The preview runs in an isolated iframe. Links and forms stay inside the practice area, so you can experiment without leaving the lesson.

Mini assignment

Try this now.

  • Make hover and selected identical and explain why that is confusing.
  • Remove focus-visible and test the component mentally with a keyboard.
  • Add disabled to one button and style it differently from loading.

Practice assignment

Do this before moving to the next lesson.

  1. Create a component with default, hover, focus and selected states.
  2. Add a loading or disabled state.
  3. Explain which states come from pseudo-classes and which come from attributes.

Try it yourself

Build a stateful tab row

Live preview

Self-check

Before you continue, prove that you understand Component States.

Advanced

Answer these questions before moving on.

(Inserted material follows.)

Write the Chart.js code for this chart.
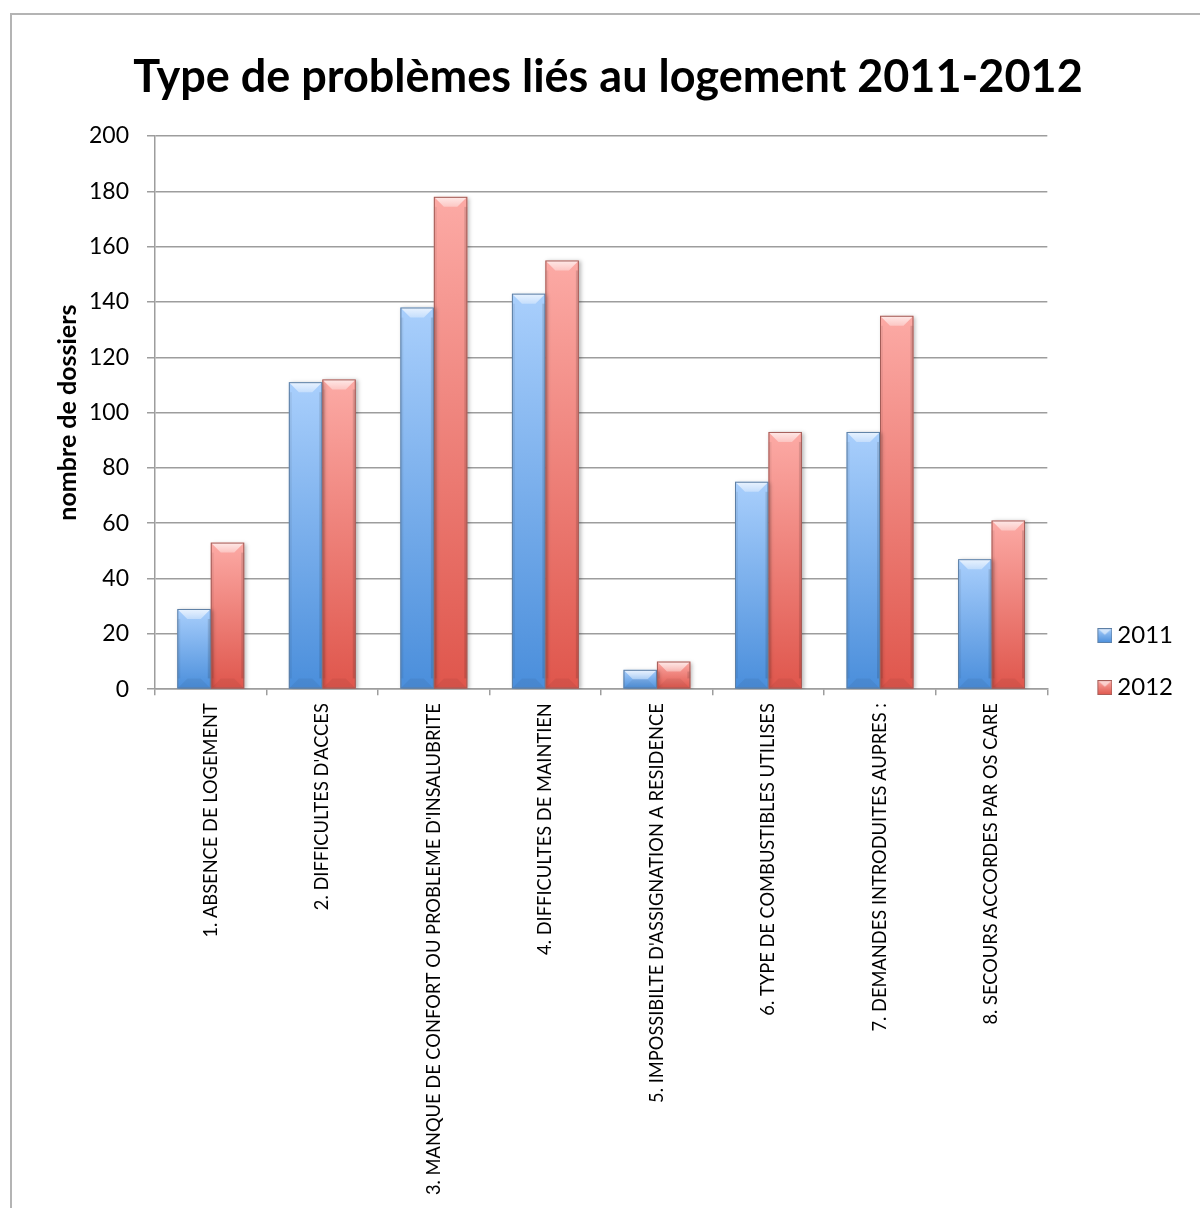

If a state, long label or mobile width breaks the component, the component is not finished yet.

  1. Can you list the states a component needs?
  2. Can you separate hover, focus and selected visually?
  3. Can you use semantic attributes to drive styles?
  4. Can you design loading without allowing duplicate actions?
  5. Can you create a state checklist before launch?

Senior audit upgrade

Use a state matrix before polishing components.

A component is not finished when the default state looks good. List every state and design the transitions between them.

Interaction states

Default, hover, focus, active and disabled.

System states

Loading, error, success, selected and open.

Content states

Empty, long text, dense data and small screen.

Chapter project

Ship a mini UI kit

Style buttons, cards, navigation, forms, tables, modals, badges and states as one coherent system.

Build

an accessible component set with hover, focus, disabled, loading and error states

Deliverables

  • button
  • card
  • nav
  • form field
  • alert
  • state matrix

Quality checks

  • hover and focus parity
  • disabled and loading states
  • long labels survive

Review question

Can the component be reused on another page without rewriting its CSS?